Election Day

The Constitution (Article II, Section 1) provides that "Congress shall determine the Time of choosing the Electors, and the Day on which they shall give their votes; which Day shall be the same throughout the United States." In 1792, Congress established legislation making the first Wednesday in December as the day on which presidential electors were to assemble and vote, and further required that the States appoint electors within 34 days prior to the date set for the electors to vote. In 1845, Congress established legislation providing a uniform date for the choice of electors in all states, establishing "Tuesday next after the first Monday in the month of November of the year in which they are to be appointed."  The last Presidential election was held on November 6, 2012. The nation went to the polls and re-elected the 44th President of the United States, Barack Obama.

Why November?

The decision to create a single day for the selection of Presidential electors was intended, in part, to prevent election abuses. The reason that November was chosen was that the United States was largely a rural and agrarian nation. Since the harvesting of crops was normally completed by this time, farmers were free to vote. Also, since November is before the onset of winter, traveling would be easier (particularly in the northern states that experienced harsh winter weather).
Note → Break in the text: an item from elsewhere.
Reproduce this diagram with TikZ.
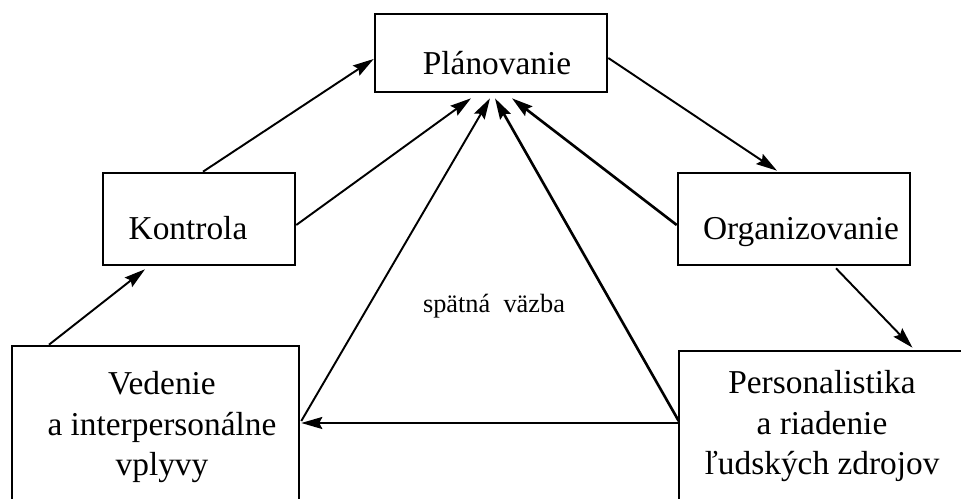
\documentclass[tikz,border=0pt]{standalone}
\usepackage{fontspec}
\setmainfont{Liberation Serif}
\usepackage{tikz}
\usetikzlibrary{arrows.meta,calc}

\begin{document}
\begin{tikzpicture}[x=0.02cm, y=-0.02cm,
    every node/.style={font=\fontsize{19}{23.3}\selectfont},
    box/.style={draw, rectangle, line width=1.5pt, inner sep=0pt},
    txt/.style={inner sep=0pt, anchor=base},
    arr/.style={-{Stealth[length=4.2mm, width=2.4mm, inset=0.6mm]}, line width=1.1pt},
    heavyarr/.style={arr, line width=1.5pt}]
    \path[use as bounding box, clip] (0,0) rectangle (961,499);

    % Boxes
    \node[box, minimum width=4.64cm, minimum height=1.56cm] (plan) at (491,53) {};
    \node[box, minimum width=3.84cm, minimum height=1.84cm] (kontr) at (199,219) {};
    \node[box, minimum width=4.64cm, minimum height=1.84cm] (org) at (794,219) {};
    \node[box, minimum width=5.74cm, minimum height=3.48cm] (ved) at (155.5,433) {};
    \node[box, minimum width=6.42cm, minimum height=3.38cm] (pers) at (839.5,435.5) {};

    % Labels (base = last line for the multi-line ones)
    \node[txt] (plan-t) at (497,75) {Plánovanie};
    \node[txt] (kontr-t) at (188,240) {Kontrola};
    \node[txt] (org-t) at (801,240) {Organizovanie};
    \node[txt, align=center] (ved-t) at (162,476) {Vedenie\\a interpersonálne\\vplyvy};
    \node[txt, align=center] (pers-t) at (822,475) {Personalistika\\a riadenie\\ľudských zdrojov};
    \node[txt, font=\fontsize{15}{18}\selectfont] (fb) at (494,313) {spätná~~väzba};

    % Arrows to Planovanie
    \draw[arr] ($(kontr.north)+(4,0)$) -- ($(plan.west)+(0,6)$);
    \draw[arr] ($(kontr.east)+(0,6)$) -- ($(plan.south)+(-20,5)$);
    \draw[arr] ($(ved.east)+(1,-12)$) -- ($(plan.south)+(-1,5)$);
    \draw[heavyarr] ($(pers.west)+(1,-14.5)$) -- ($(plan.south)+(4,5)$);
    \draw[heavyarr] ($(org.west)+(0,6)$) -- ($(plan.south)+(21,5)$);

    % Cycle
    \draw[arr] ($(plan.east)+(0,5)$) -- ($(org.north)+(-17,-1)$);
    \draw[arr] ($(org.south)+(42,2)$) -- ($(pers.north)+(73,-2)$);
    \draw[arr] ($(pers.west)+(2,-12.5)$) -- ($(ved.east)+(1,-10)$);
    \draw[arr] ($(ved.north)+(-106.5,0)$) -- ($(kontr.south)+(-54,3)$);
\end{tikzpicture}
\end{document}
Why Tuesday after the first Monday?

Tuesday was chosen partly because it gave a full day's travel time between Sunday, which was widely observed by religious groups as a strict day of rest (except for traveling) and voting day. Two days were given for travel to give voters the time to travel by foot or by horse to the nearest polling place, usually the county's political center (seat).

Finally, the choice of Tuesday after the first Monday was established to prevent elections from falling on the first day of the month. The first date of the month was typically reserved for court business at the county seat and would not make a good day to hold elections. By making the Tuesday following the first Monday in November election day, Congress had insured that this would not happen.